Martensen notes the change also benefited Continental’s recruitment efforts.
“When we advertised straight commission, we struggled,” he says. “When we advertised hourly wage plus bonuses based on volume and back-end product, the floodgates opened. It was overwhelming. And a lot of dealers here in town said, ‘Marten, what are you doing?’ I said I’m doing hourly.”
Giving Back to the Community
Christmas is “huge” in Germany and was the favorite holiday of Bahne Martensen, who died in 2003, his son says.
“My dad always said, ‘Guys, it’s our responsibility to give back,’” he says, noting sports and event sponsorships were a major focus. More recently, the group has begun sponsoring families through the Salvation Army. “More and more, we focus on people in need. That’s really fun.”

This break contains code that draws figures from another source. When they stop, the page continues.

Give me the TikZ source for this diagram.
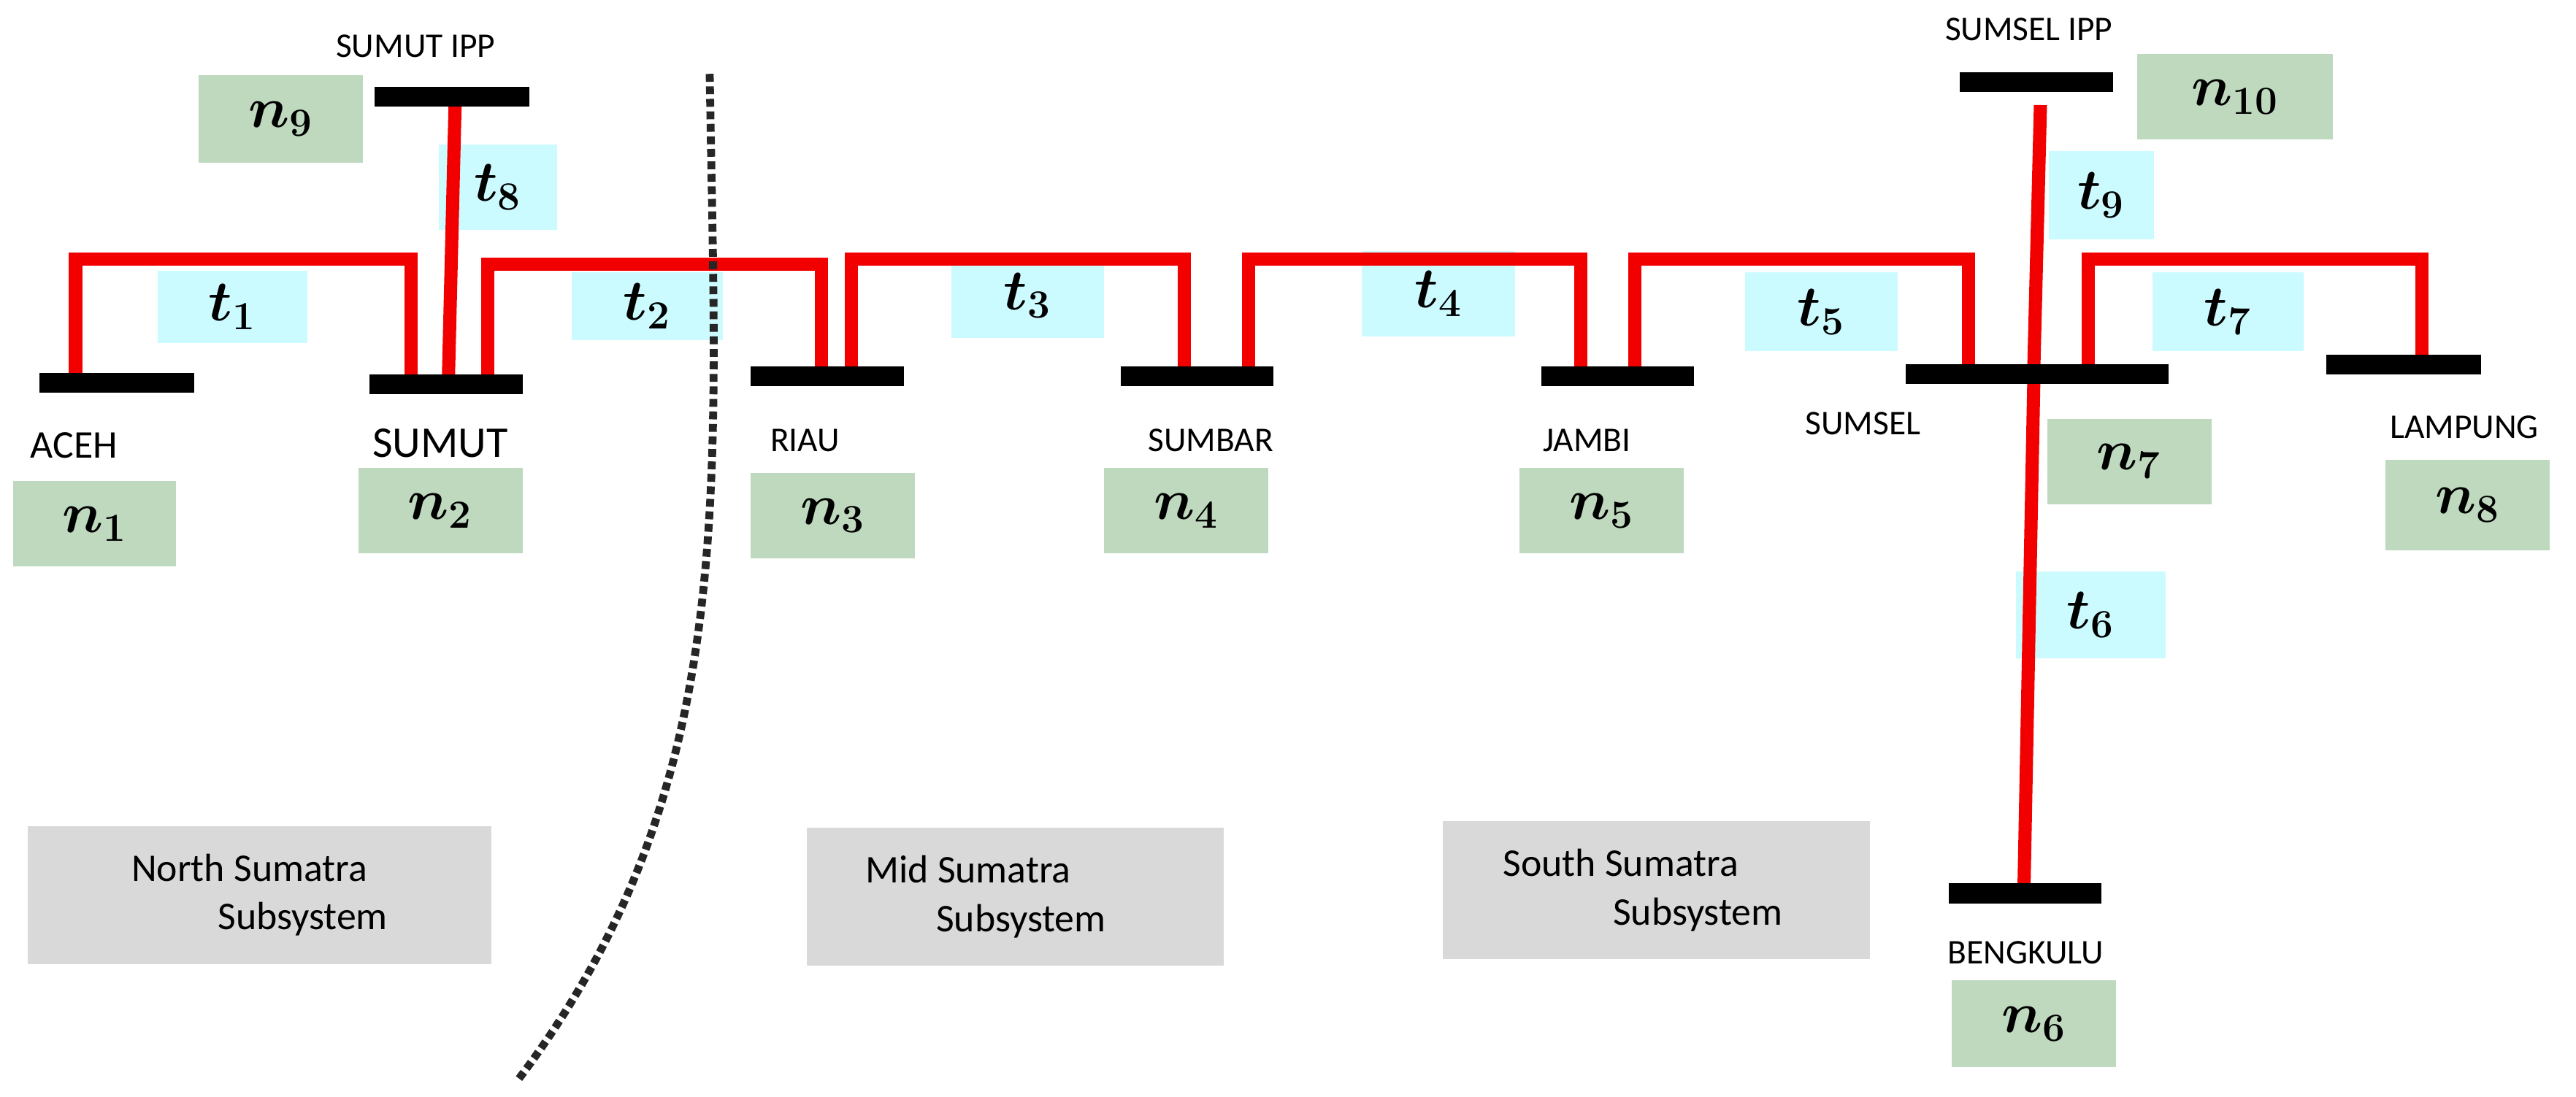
\documentclass[tikz,border=0pt]{standalone}
\usepackage{fontspec}
\usepackage{amsmath,bm}
\setmainfont{Carlito}
\begin{document}
\begin{tikzpicture}[x=0.025cm,y=-0.025cm,
 bus/.style={line width=0.3cm,black},
 line/.style={line width=0.2cm,red!95!black},
 tb/.style={fill=blue!8!cyan!20!white,draw=none},
 nb/.style={fill=green!40!black!25!white,draw=none},
 gb/.style={fill=black!15,draw=none},
 lbl/.style={font=\fontsize{15}{17}\selectfont},
 mth/.style={font=\fontsize{24}{26}\selectfont},
 sub/.style={font=\fontsize{17}{21}\selectfont,align=left}]
\useasboundingbox (0,0) rectangle (1568,668);
% boxes
\foreach \a/\b/\c/\d/\t in {96/165/187/209/1,348/166/440/207/2,579/154/672/206/3,829/153/922/205/4,1062/166/1155/214/5,1227/348/1318/401/6,1310/166/1402/214/7,267/88/339/140/8,1247/92/1311/146/9}
 {\fill[tb] (\a,\b) rectangle (\c,\d); \node[mth] (t\t) at ({(\a+\c)/2},{(\b+\d)/2}) {$\bm{t}_{\bm{\t}}$};}
\foreach \a/\b/\c/\d/\t in {8/293/107/345/1,218/285/318/337/2,457/288/557/340/3,672/285/772/337/4,925/285/1025/337/5,1188/597/1288/650/6,1246/255/1346/307/7,1452/280/1552/335/8,121/46/221/99/9,1301/33/1420/85/10}
 {\fill[nb] (\a,\b) rectangle (\c,\d); \node[mth] (n\t) at ({(\a+\c)/2},{(\b+\d)/2}) {$\bm{n}_{\bm{\t}}$};}
\fill[gb] (17,503) rectangle (299,587); \node[sub] (gn) at (158,545) {North Sumatra\\\hspace*{2.2em}Subsystem};
\fill[gb] (491,504) rectangle (745,588); \node[sub] (gm) at (600,546) {Mid Sumatra\\\hspace*{1.8em}Subsystem};
\fill[gb] (878,500) rectangle (1138,584); \node[sub] (gs) at (1000,542) {South Sumatra\\\hspace*{2.8em}Subsystem};
% red lines
\draw[line] (46,228) -- (46,158) -- (250,158) -- (250,228);
\draw[line] (277,64) -- (273,228);
\draw[line] (297,228) -- (297,161) -- (500,161) -- (500,224);
\draw[line] (518,224) -- (518,158) -- (721,158) -- (721,224);
\draw[line] (760,224) -- (760,158) -- (962,158) -- (962,224);
\draw[line] (995,224) -- (995,158) -- (1198,158) -- (1198,223);
\draw[line] (1271,223) -- (1271,158) -- (1474,158) -- (1474,217);
\draw[line] (1242,64) -- (1238,223);
\draw[line] (1238,230) -- (1232,540);
% buses
\draw[bus] (24,233) -- (118,233);
\draw[bus] (225,234) -- (318,234);
\draw[bus] (228,59) -- (322,59);
\draw[bus] (457,229) -- (550,229);
\draw[bus] (682,229) -- (775,229);
\draw[bus] (938,229) -- (1031,229);
\draw[bus] (1160,228) -- (1320,228);
\draw[bus] (1416,222) -- (1510,222);
\draw[bus] (1193,50) -- (1286,50);
\draw[bus] (1186,544) -- (1279,544);
% labels
\node[lbl,font=\fontsize{17}{19}\selectfont] (l1) at (45,271) {ACEH};
\node[lbl,font=\fontsize{19}{21}\selectfont] (l2) at (268,270) {SUMUT};
\node[lbl] (l3) at (253,28) {SUMUT IPP};
\node[lbl] (l4) at (490,268) {RIAU};
\node[lbl] (l5) at (737,268) {SUMBAR};
\node[lbl] (l6) at (966,268) {JAMBI};
\node[lbl] (l7) at (1134,258) {SUMSEL};
\node[lbl] (l8) at (1500,260) {LAMPUNG};
\node[lbl] (l9) at (1235,18) {SUMSEL IPP};
\node[lbl] (l10) at (1233,580) {BENGKULU};
% dotted divider
\draw[line width=0.12cm,dotted,black!85] (432,45) .. controls (436,300) and (450,480) .. (315,658);
\end{tikzpicture}
\end{document}
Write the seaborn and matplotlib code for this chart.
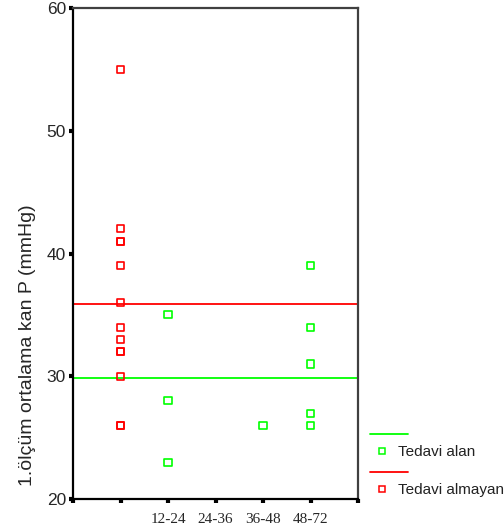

Continental Subaru is also active in the manufacturer’s annual “Share the Love” holiday campaign. Subaru donates a certain percentage of car sales to four national charities chosen by the automaker. Each participating dealer chooses a local charity for Subaru to support.
“Alaskans are incredibly loyal. We buy Alaska and support our local businesses,” says Martensen. “And Subaru has written $50,000 checks to our local charities the last four or five years to our local charities. We let our employees vote on what charity to support. Now everybody in Alaska knows it’s coming up, and different charities apply for it.”
Continental closes early on Christmas Eve. Employees and their families from all four dealerships and Continental Tire & Auto gather at one location.
“It’s a potluck. The company usually provides the turkeys and hams and people bring dishes,” says Martensen, noting attendance averages about 225 people. “It’s all voluntary, but we have a strong workforce. We have a contest based on the dish you brought. We have first, second, and third place prizes for the main dish, side dish, dessert. A lot of our employees are from the Philippines, Laos, and elsewhere. They bring some really, really great food. It’s very festive.”
The auto group’s change in sales and F&I has fueled that camaraderie during the holiday season and throughout the year, Merry says.
“The changes have eliminated animosity between the finance department and sales department. It has helped us grow better as a team,” she says. “It has taken some time, but I think our approach to being more customer-centric has helped us really get to know each other better. We have gained tremendous loyalty with our customers — and our employees.”